SHORT PROBLEM: Go through the records below from the first line and print each one exactly, stopping after the line that contains "return [10.0 ** e for e in exps]". Do not print pictures or anything past that line.
-- begin INPUT FOR THIS TASK --
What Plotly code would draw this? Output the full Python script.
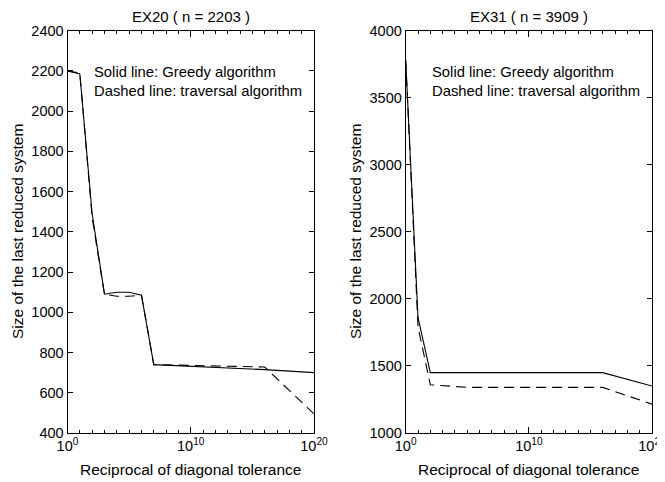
import plotly.graph_objects as go

# ---- data (x given as decade exponents of the reciprocal tolerance) ----
ex20_solid_exp = [0, 1, 2, 3, 4, 5, 6, 7, 16, 20]
ex20_solid_val = [2200, 2185, 1490, 1090, 1100, 1100, 1085, 740, 715, 700]
ex20_dash_exp = [0, 1, 2, 3, 4, 5, 6, 7, 16, 20]
ex20_dash_val = [2200, 2190, 1470, 1090, 1080, 1080, 1085, 740, 728, 495]

ex31_solid_exp = [0, 1, 2, 16, 20]
ex31_solid_val = [3780, 1860, 1450, 1450, 1350]
ex31_dash_exp = [0, 1, 2, 5, 16, 20]
ex31_dash_val = [3780, 1790, 1360, 1340, 1340, 1215]

titles = ["EX20 ( n = 2203 )", "EX31 ( n = 3909 )"]
xlabel = "Reciprocal of diagonal tolerance"
ylabel = "Size of the last reduced system"
note_lines = ["Solid line: Greedy algorithm", "Dashed line: traversal algorithm"]
xtick_exp = [0, 10, 20]
ytick_left = list(range(400, 2401, 200))
ytick_right = list(range(1000, 4001, 500))

W, H = 665, 482
OFF = 8  # page body margin
FONT = "Liberation Sans, Arial, Helvetica, sans-serif"

def px_x(p):
    return (p - OFF) / W

def px_y(p):
    return 1 - (p - OFF) / H

dom_left = [px_x(67.5), px_x(314)]
dom_right = [px_x(405.7), px_x(652)]
dom_y = [px_y(433), px_y(30.7)]

fig = go.Figure()

def pw(exps):
    return [10.0 ** e for e in exps]

fig.add_trace(go.Scatter(x=pw(ex20_solid_exp), y=ex20_solid_val, mode="lines",
                         line=dict(color="black", width=1.1), xaxis="x", yaxis="y", showlegend=False))
fig.add_trace(go.Scatter(x=pw(ex20_dash_exp), y=ex20_dash_val, mode="lines",
                         line=dict(color="black", width=1.1, dash="10px,6px"), xaxis="x", yaxis="y", showlegend=False))
fig.add_trace(go.Scatter(x=pw(ex31_solid_exp), y=ex31_solid_val, mode="lines",
                         line=dict(color="black", width=1.1), xaxis="x2", yaxis="y2", showlegend=False))
fig.add_trace(go.Scatter(x=pw(ex31_dash_exp), y=ex31_dash_val, mode="lines",
                         line=dict(color="black", width=1.1, dash="10px,6px"), xaxis="x2", yaxis="y2", showlegend=False))

xtickvals = [10.0 ** e for e in xtick_exp]
xticktext = ["10<sup>%d</sup>" % e for e in xtick_exp]
minor_vals = [10.0 ** e for e in range(0, 21) if e not in xtick_exp]

def xaxis(domain, anchor):
    return dict(domain=domain, anchor=anchor, type="log", range=[0, 20], automargin=False,
                tickmode="array", tickvals=xtickvals, ticktext=xticktext,
                ticks="inside", ticklen=6, tickwidth=1, tickcolor="black",
                minor=dict(tickmode="array", tickvals=minor_vals, ticks="inside",
                           ticklen=3, tickwidth=1, tickcolor="black"),
                showline=True, linecolor="black", linewidth=1, mirror="ticks",
                showgrid=False, zeroline=False,
                tickfont=dict(family=FONT, size=14.5, color="black"))

def yaxis(anchor, rng, vals):
    return dict(domain=dom_y, anchor=anchor, range=rng, tickmode="array", tickvals=vals,
                automargin=False,
                ticks="inside", ticklen=5, tickwidth=1, tickcolor="black",
                showline=True, linecolor="black", linewidth=1, mirror="ticks",
                showgrid=False, zeroline=False,
                tickfont=dict(family=FONT, size=14.5, color="black"))

annotations = []
centers = [(67.5 + 314) / 2, (405.7 + 652) / 2]
for i, c in enumerate(centers):
    annotations.append(dict(text=titles[i], x=px_x(c), y=px_y(16), xref="paper", yref="paper",
                            showarrow=False, xanchor="center", yanchor="middle",
                            font=dict(family=FONT, size=15, color="black")))
    annotations.append(dict(text=xlabel, x=px_x(c), y=px_y(469), xref="paper", yref="paper",
                            showarrow=False, xanchor="center", yanchor="middle",
                            font=dict(family=FONT, size=15.5, color="black")))
for xc in [17, 355]:
    annotations.append(dict(text=ylabel, x=px_x(xc), y=px_y(232), xref="paper", yref="paper",
                            showarrow=False, xanchor="center", yanchor="middle", textangle=-90,
                            font=dict(family=FONT, size=15.5, color="black")))
for x0 in [92.3, 430]:
    for j, line in enumerate(note_lines):
        annotations.append(dict(text=line, x=px_x(x0), y=px_y(72 + 19 * j), xref="paper", yref="paper",
                                showarrow=False, xanchor="left", yanchor="middle",
                                font=dict(family=FONT, size=14.8, color="black")))

fig.update_layout(
    width=W, height=H,
    margin=dict(l=0, r=0, t=0, b=0),
    paper_bgcolor="white", plot_bgcolor="white",
    xaxis=xaxis(dom_left, "y"),
    yaxis=yaxis("x", [400, 2400], ytick_left),
    xaxis2=xaxis(dom_right, "y2"),
    yaxis2=yaxis("x2", [1000, 4000], ytick_right),
    annotations=annotations,
    showlegend=False,
)

fig.write_html("out.html")
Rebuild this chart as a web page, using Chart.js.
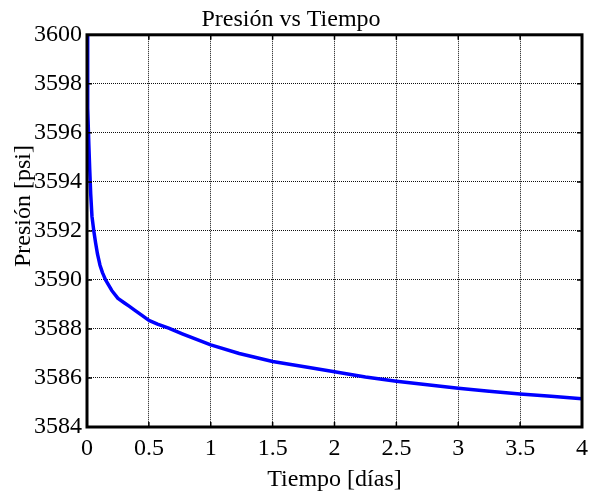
<!DOCTYPE html>
<html>
<head>
<meta charset="utf-8">
<script src="https://cdn.jsdelivr.net/npm/chart.js@4.4.1/dist/chart.umd.min.js"></script>
<style>
  html, body { margin: 0; padding: 0; background: #fff; }
  canvas { display: block; }
</style>
</head>
<body>
<canvas id="c" width="592" height="498"></canvas>
<script>
// ---- data ----
const tDays = [0, 0.003, 0.008, 0.015, 0.022, 0.03, 0.04, 0.055, 0.07, 0.085, 0.105, 0.125, 0.15, 0.2, 0.25, 0.3, 0.34, 0.39, 0.45, 0.5, 0.57, 0.66, 0.77, 0.88, 1.0, 1.23, 1.5, 1.77, 2.0, 2.25, 2.5, 2.75, 3.0, 3.25, 3.5, 3.75, 4.0];
const pressure = [3600, 3598.5, 3597, 3595.5, 3594.5, 3593.5, 3592.6, 3592.0, 3591.5, 3591.05, 3590.6, 3590.3, 3590.0, 3589.57, 3589.25, 3589.07, 3588.93, 3588.75, 3588.53, 3588.35, 3588.2, 3588.03, 3587.8, 3587.58, 3587.35, 3587.0, 3586.67, 3586.45, 3586.25, 3586.04, 3585.87, 3585.72, 3585.58, 3585.46, 3585.35, 3585.25, 3585.15];
const xTicks = [0, 0.5, 1, 1.5, 2, 2.5, 3, 3.5, 4];
const yTicks = [3584, 3586, 3588, 3590, 3592, 3594, 3596, 3598, 3600];
const titleText = 'Presión vs Tiempo';
const xLabel = 'Tiempo [días]';
const yLabel = 'Presión [psi]';

const FONT = '"Liberation Serif", "Times New Roman", serif';

const boxPlugin = {
  id: 'box',
  afterDraw(chart) {
    const { ctx, chartArea: a, scales: { x, y } } = chart;
    ctx.save();
    ctx.strokeStyle = '#000';
    ctx.lineWidth = 1.5;
    ctx.beginPath();
    xTicks.forEach(v => {
      const px = x.getPixelForValue(v);
      ctx.moveTo(px, a.bottom); ctx.lineTo(px, a.bottom - 5);
      ctx.moveTo(px, a.top); ctx.lineTo(px, a.top + 5);
    });
    yTicks.forEach(v => {
      const py = y.getPixelForValue(v);
      ctx.moveTo(a.left, py); ctx.lineTo(a.left + 5, py);
      ctx.moveTo(a.right, py); ctx.lineTo(a.right - 5, py);
    });
    ctx.stroke();
    ctx.lineWidth = 3;
    ctx.strokeRect(a.left, a.top, a.right - a.left, a.bottom - a.top);
    // y axis label (offset upward like the reference)
    ctx.font = '24px ' + FONT;
    ctx.fillStyle = '#000';
    ctx.textAlign = 'center';
    ctx.textBaseline = 'middle';
    ctx.translate(24, 206);
    ctx.rotate(-Math.PI / 2);
    ctx.fillText(yLabel, 0, 0);
    ctx.restore();
  }
};

new Chart(document.getElementById('c'), {
  type: 'line',
  data: {
    datasets: [{
      data: tDays.map((t, i) => ({ x: t, y: pressure[i] })),
      borderColor: '#0000ff',
      borderWidth: 3.5,
      pointRadius: 0,
      tension: 0,
      borderJoinStyle: 'round',
      fill: false
    }]
  },
  options: {
    responsive: false,
    animation: false,
    layout: { padding: { left: 0, right: 10, top: 0, bottom: 0 } },
    plugins: {
      legend: { display: false },
      tooltip: { enabled: false },
      title: {
        display: true,
        text: titleText,
        color: '#000',
        font: { family: FONT, size: 24, weight: 'normal' },
        padding: { top: 5, bottom: 1 }
      }
    },
    scales: {
      x: {
        type: 'linear',
        min: 0, max: 4,
        afterBuildTicks: s => { s.ticks = xTicks.map(v => ({ value: v })); },
        afterFit: s => { s.height = 71; s.paddingLeft = 0; s.paddingRight = 0; },
        ticks: {
          color: '#000',
          font: { family: FONT, size: 24 },
          padding: 7,
          maxRotation: 0,
          callback: v => String(v)
        },
        grid: { color: '#111', lineWidth: 1, drawTicks: false },
        border: { display: false, dash: [1, 1] },
        title: {
          display: true,
          text: xLabel,
          color: '#000',
          font: { family: FONT, size: 24 },
          padding: { top: 4, bottom: 4 }
        }
      },
      y: {
        type: 'linear',
        min: 3584, max: 3600,
        afterBuildTicks: s => { s.ticks = yTicks.map(v => ({ value: v })); },
        afterFit: s => { s.width = 87; s.paddingTop = 0; s.paddingBottom = 0; },
        ticks: {
          color: '#000',
          font: { family: FONT, size: 24 },
          padding: 5,
          callback: v => String(v)
        },
        grid: { color: '#111', lineWidth: 1, drawTicks: false },
        border: { display: false, dash: [1, 1] }
      }
    }
  },
  plugins: [boxPlugin]
});
</script>
</body>
</html>
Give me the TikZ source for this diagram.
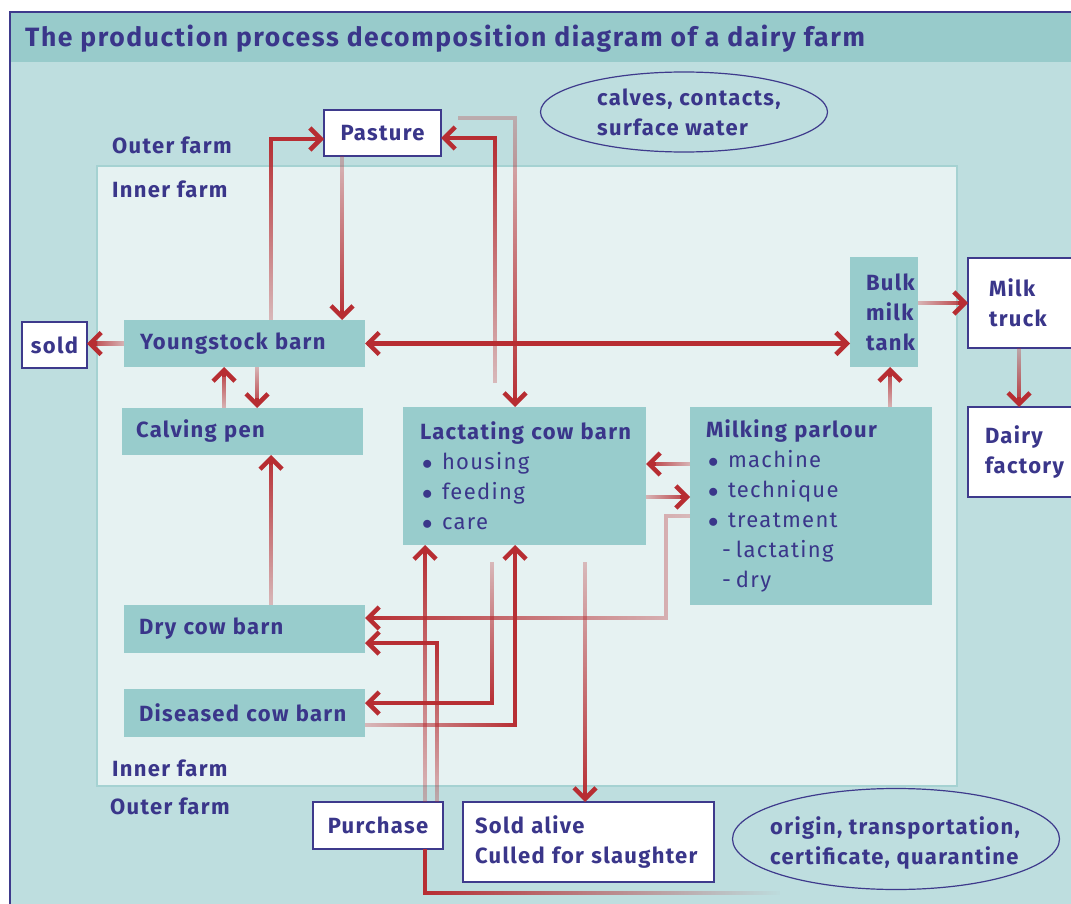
-- end INPUT FOR THIS TASK --
FINISHED TASK:
What Plotly code would draw this? Output the full Python script.
import plotly.graph_objects as go

# ---- data (x given as decade exponents of the reciprocal tolerance) ----
ex20_solid_exp = [0, 1, 2, 3, 4, 5, 6, 7, 16, 20]
ex20_solid_val = [2200, 2185, 1490, 1090, 1100, 1100, 1085, 740, 715, 700]
ex20_dash_exp = [0, 1, 2, 3, 4, 5, 6, 7, 16, 20]
ex20_dash_val = [2200, 2190, 1470, 1090, 1080, 1080, 1085, 740, 728, 495]

ex31_solid_exp = [0, 1, 2, 16, 20]
ex31_solid_val = [3780, 1860, 1450, 1450, 1350]
ex31_dash_exp = [0, 1, 2, 5, 16, 20]
ex31_dash_val = [3780, 1790, 1360, 1340, 1340, 1215]

titles = ["EX20 ( n = 2203 )", "EX31 ( n = 3909 )"]
xlabel = "Reciprocal of diagonal tolerance"
ylabel = "Size of the last reduced system"
note_lines = ["Solid line: Greedy algorithm", "Dashed line: traversal algorithm"]
xtick_exp = [0, 10, 20]
ytick_left = list(range(400, 2401, 200))
ytick_right = list(range(1000, 4001, 500))

W, H = 665, 482
OFF = 8  # page body margin
FONT = "Liberation Sans, Arial, Helvetica, sans-serif"

def px_x(p):
    return (p - OFF) / W

def px_y(p):
    return 1 - (p - OFF) / H

dom_left = [px_x(67.5), px_x(314)]
dom_right = [px_x(405.7), px_x(652)]
dom_y = [px_y(433), px_y(30.7)]

fig = go.Figure()

def pw(exps):
    return [10.0 ** e for e in exps]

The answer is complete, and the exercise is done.